March 8, 2004
J. Michael Bailey ranted for 30 minutes at the IASR conference about the controversy he's in. He said that if you had the audacity to disagree with his science, you must be siding with identity radicals, instead of the "latest science on transsexualism." He's not the only one who rants about how his side is made up of objective scientists, while claiming that our side is radical extremists. Anne Lawrence equated Bailey to Copernicus in her open letter to LLF (no extreme claim there). What nonsense. Since when is it an extremist belief to care about how you are stereotyped and abused by researchers. We are going to stand up against their hateful defamations no matter how much they try to couch it as objective science.

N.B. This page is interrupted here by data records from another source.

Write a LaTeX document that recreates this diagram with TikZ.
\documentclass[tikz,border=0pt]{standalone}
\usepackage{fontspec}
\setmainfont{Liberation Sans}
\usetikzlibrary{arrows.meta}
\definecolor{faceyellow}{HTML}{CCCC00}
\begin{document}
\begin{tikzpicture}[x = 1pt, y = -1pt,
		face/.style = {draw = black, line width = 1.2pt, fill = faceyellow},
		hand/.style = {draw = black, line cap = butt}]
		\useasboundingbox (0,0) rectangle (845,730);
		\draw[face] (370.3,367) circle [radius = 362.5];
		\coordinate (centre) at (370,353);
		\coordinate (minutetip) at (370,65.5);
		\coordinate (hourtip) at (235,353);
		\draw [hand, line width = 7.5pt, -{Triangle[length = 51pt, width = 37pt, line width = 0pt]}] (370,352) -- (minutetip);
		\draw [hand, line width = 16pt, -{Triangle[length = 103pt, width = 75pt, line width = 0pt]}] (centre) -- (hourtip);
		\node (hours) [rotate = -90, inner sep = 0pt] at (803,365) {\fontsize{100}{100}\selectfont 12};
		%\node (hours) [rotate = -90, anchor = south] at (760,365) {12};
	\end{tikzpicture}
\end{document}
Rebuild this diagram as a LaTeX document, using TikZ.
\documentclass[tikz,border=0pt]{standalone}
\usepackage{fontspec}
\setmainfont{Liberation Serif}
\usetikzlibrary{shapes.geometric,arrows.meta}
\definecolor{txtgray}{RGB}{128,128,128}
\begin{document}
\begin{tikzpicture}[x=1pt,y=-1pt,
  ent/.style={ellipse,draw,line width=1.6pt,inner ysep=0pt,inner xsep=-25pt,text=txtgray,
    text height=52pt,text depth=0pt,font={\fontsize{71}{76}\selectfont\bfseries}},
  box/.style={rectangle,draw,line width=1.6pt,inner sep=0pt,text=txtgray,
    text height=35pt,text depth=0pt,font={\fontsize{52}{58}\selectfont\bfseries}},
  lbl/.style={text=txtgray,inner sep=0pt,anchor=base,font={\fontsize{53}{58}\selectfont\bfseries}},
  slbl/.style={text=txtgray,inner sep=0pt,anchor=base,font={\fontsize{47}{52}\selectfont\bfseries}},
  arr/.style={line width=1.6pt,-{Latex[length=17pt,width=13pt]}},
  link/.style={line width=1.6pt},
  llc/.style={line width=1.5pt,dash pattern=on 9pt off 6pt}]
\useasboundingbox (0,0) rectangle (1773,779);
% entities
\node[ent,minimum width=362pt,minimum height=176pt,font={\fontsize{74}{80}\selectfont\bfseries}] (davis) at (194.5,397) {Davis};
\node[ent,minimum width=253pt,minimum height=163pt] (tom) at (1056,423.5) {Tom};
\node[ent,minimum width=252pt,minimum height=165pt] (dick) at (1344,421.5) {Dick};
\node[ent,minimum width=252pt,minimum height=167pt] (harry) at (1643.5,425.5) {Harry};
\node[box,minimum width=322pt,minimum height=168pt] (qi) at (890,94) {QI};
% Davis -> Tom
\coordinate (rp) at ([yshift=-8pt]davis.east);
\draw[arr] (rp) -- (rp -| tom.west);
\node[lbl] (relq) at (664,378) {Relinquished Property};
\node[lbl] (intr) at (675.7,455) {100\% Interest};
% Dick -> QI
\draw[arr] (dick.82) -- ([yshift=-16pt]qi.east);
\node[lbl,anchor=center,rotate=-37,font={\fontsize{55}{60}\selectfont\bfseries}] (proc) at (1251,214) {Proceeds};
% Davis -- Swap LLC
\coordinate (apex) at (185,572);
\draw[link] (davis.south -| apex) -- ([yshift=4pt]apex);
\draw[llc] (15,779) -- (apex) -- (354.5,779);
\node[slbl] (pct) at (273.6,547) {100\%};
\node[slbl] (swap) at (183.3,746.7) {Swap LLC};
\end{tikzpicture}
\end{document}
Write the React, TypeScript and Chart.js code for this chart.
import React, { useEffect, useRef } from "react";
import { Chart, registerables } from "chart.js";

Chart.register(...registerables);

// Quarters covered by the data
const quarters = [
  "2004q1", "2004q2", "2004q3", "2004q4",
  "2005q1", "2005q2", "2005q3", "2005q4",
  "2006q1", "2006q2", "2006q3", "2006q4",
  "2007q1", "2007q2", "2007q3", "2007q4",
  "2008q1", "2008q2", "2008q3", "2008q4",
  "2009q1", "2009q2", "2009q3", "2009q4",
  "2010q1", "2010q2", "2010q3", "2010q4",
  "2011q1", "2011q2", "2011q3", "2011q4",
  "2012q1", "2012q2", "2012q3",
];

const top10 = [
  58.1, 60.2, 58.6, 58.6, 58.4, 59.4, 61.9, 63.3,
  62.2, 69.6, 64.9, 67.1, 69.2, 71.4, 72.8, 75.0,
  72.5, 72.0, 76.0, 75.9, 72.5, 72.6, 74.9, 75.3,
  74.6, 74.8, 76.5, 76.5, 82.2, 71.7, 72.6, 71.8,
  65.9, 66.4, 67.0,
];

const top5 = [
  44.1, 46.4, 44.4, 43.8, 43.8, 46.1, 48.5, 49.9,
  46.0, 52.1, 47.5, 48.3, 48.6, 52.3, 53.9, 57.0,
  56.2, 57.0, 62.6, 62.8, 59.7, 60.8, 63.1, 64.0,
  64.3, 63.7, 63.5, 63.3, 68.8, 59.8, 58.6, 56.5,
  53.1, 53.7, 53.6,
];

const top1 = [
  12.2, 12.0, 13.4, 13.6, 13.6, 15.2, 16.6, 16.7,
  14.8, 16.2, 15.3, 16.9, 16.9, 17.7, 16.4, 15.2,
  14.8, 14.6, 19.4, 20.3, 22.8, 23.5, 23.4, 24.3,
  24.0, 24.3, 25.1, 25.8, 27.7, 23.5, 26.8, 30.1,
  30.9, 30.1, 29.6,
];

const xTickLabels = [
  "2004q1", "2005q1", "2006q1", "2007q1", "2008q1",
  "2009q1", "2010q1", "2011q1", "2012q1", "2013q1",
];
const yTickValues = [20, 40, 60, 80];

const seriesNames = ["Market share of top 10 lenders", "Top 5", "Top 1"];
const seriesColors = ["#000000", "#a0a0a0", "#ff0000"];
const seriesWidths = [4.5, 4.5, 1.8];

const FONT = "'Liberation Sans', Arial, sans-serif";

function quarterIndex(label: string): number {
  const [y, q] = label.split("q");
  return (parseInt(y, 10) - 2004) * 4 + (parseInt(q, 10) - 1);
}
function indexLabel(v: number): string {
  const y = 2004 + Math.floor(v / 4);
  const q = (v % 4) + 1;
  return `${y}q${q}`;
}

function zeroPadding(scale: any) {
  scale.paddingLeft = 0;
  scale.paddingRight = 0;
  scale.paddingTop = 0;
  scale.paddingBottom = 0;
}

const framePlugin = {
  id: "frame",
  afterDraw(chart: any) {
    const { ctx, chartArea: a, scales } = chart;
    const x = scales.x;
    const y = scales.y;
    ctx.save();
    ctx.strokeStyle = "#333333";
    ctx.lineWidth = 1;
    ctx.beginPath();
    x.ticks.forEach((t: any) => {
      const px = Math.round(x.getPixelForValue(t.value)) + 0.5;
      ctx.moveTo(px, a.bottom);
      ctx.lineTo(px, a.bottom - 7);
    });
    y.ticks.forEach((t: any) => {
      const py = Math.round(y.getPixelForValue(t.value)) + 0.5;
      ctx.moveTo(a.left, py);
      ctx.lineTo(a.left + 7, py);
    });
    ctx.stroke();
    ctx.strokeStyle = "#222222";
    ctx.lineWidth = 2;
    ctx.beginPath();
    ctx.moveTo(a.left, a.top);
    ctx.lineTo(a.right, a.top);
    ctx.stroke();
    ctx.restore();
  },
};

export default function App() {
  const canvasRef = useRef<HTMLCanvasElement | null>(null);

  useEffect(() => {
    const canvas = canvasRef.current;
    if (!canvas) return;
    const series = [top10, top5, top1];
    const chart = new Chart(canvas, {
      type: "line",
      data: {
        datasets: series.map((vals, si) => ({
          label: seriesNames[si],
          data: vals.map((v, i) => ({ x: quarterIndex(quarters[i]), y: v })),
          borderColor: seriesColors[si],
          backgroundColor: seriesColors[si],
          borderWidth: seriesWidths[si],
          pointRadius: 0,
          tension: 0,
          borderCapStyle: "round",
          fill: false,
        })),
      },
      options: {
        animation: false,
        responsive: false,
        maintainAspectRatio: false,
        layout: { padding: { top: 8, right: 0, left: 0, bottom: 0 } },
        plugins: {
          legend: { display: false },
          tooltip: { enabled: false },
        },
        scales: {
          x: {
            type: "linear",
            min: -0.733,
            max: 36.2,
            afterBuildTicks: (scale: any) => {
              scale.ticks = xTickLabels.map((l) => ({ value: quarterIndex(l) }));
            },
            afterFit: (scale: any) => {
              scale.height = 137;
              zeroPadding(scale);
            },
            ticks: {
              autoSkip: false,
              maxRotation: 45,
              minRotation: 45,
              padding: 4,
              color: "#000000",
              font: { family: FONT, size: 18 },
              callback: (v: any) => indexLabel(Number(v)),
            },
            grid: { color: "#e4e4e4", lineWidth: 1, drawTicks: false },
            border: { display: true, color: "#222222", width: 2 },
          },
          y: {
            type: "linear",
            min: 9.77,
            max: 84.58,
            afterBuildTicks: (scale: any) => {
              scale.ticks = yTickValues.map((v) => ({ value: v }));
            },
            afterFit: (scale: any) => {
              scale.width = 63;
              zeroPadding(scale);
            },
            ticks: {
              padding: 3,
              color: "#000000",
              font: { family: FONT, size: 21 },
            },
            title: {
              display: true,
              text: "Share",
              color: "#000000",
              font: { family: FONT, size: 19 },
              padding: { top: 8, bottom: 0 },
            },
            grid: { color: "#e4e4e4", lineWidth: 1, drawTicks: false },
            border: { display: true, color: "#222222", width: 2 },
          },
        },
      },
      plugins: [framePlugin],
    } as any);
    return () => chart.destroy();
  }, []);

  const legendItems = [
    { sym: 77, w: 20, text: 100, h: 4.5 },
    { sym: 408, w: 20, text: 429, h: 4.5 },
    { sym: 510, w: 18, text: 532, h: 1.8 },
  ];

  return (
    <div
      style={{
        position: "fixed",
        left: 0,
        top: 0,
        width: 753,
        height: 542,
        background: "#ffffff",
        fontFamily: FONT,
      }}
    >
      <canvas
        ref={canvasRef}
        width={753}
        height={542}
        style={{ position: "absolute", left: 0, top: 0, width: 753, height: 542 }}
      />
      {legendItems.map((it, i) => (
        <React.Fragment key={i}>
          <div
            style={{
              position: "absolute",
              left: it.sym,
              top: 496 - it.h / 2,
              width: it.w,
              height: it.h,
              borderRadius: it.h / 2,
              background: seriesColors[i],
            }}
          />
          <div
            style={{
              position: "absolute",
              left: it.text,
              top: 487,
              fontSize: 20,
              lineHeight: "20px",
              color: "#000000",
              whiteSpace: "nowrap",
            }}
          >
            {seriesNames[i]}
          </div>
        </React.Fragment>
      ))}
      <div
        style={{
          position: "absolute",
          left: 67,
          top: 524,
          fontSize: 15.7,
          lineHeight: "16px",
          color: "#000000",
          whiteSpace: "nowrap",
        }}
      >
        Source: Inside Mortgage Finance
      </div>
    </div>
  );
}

Bailey, Blanchard, Lawrence, LeVay and Zucker have a lot of power, so psychologists are cautious about standing up to them. Some have still responded. John Bancroft, director of The Kinsey Institute and a respected sexologist, said at the IASR 2003 conference, "Michael, I would caution you against calling this book 'science' because I have read it...and I can tell you it is NOT science." Randi Ettner, a psychologist and respected author of "Gender Loving Care: A Guide to Counseling Gender-Variant Clients", told the Chicago Reader that Bailey's book has "had a crushing effect on the transgender community and the research on transgender issues." She says that autogynephilia is "such an oversimplification." Eli Coleman, outgoing president of HBIGDA and respected sexologist, said of Bailey's book in his keynote address at HBIGDA 2003, "We need to challenge bad science."
Madeline Wyndzen, Ph.D., a psychologist who happens to be a transsexual woman, has followed-up further on Coleman's challenge. She has written a definitive scientific critique, carefully crafted within current psychological terminology and paradigms, of J. Michael Bailey's claim that transsexuals are obsessive liars. She previously wrote a definitive scientific critique of Ray Blanchard's theory of Autogynephilia and about how calling transsexuals mentally ill with the label "Gender Identity Disorder" distorts psychological research. In the process, she reveals incredibly deep flaws in Blanchard's work and also in Bailey's crude oversimplification and overextension of that work.
Wyndzen's work is the epitome of "speaking softly and carrying a big stick." She doesn't need to rant about how her work is science or compare herself to Copernicus. It's obvious how thoughtful she is about science. Check it out: In page after page, she shows flaw after flaw in the supposedly scientific thinking of J. Michael Bailey and Ray Blanchard.
In particular, Wyndzen shows how Bailey's and Blanchard's case is built upon a foundation of two of Blanchard's old research papers, one from 1985 and one from 1986. She shreds those old papers, including even showing where Blanchard's own data support what transsexuals say instead of what he says! If you know somebody who is buying into Bailey's and Blanchard's claim that we oppose science, then send them to Wyndzen's essays.
If Madeline Wyndzen makes any errors, it is by being too nice. She defends Anne Lawrence and Ray Blanchard as good-intentioned people, even though they are unwavering and extreme in their support of J. Michael Bailey. She never mentions that Bailey is accused of sleeping with a counseling patient, fabricating part of his book, or deceiving and abusing his research participants by publishing case-history information without notice or permission. And she doesn't talk at all about Bailey's attempt to find eugenics solutions to the "evolutionary paradox" of homosexuality.
Instead Wyndzen gives Bailey the benefit of the doubt by guessing he only got caught up in being a university Rush Limbaugh and the next Dr. Laura. It is obvious that Madeline herself feels hurt by Bailey's stereotypes of us, and yet she asks us to forgive him. Her idealism and open heart are touching, especially in a world that treats transsexual women so unfairly. However, she is ultimately wrong to forgive those who defame us and work against us without FIRST getting THEM to apologize to us. Nevertheless, despite her sensitivity, Wyndzen's arguments carry the full force of science. Bailey keeps on saying that his side is science and our side is politics. Wyndzen shows that our side is countering Bailey with well-reasoned political criticism AND good science, whilst Bailey's side is into political oppression and sloppy science.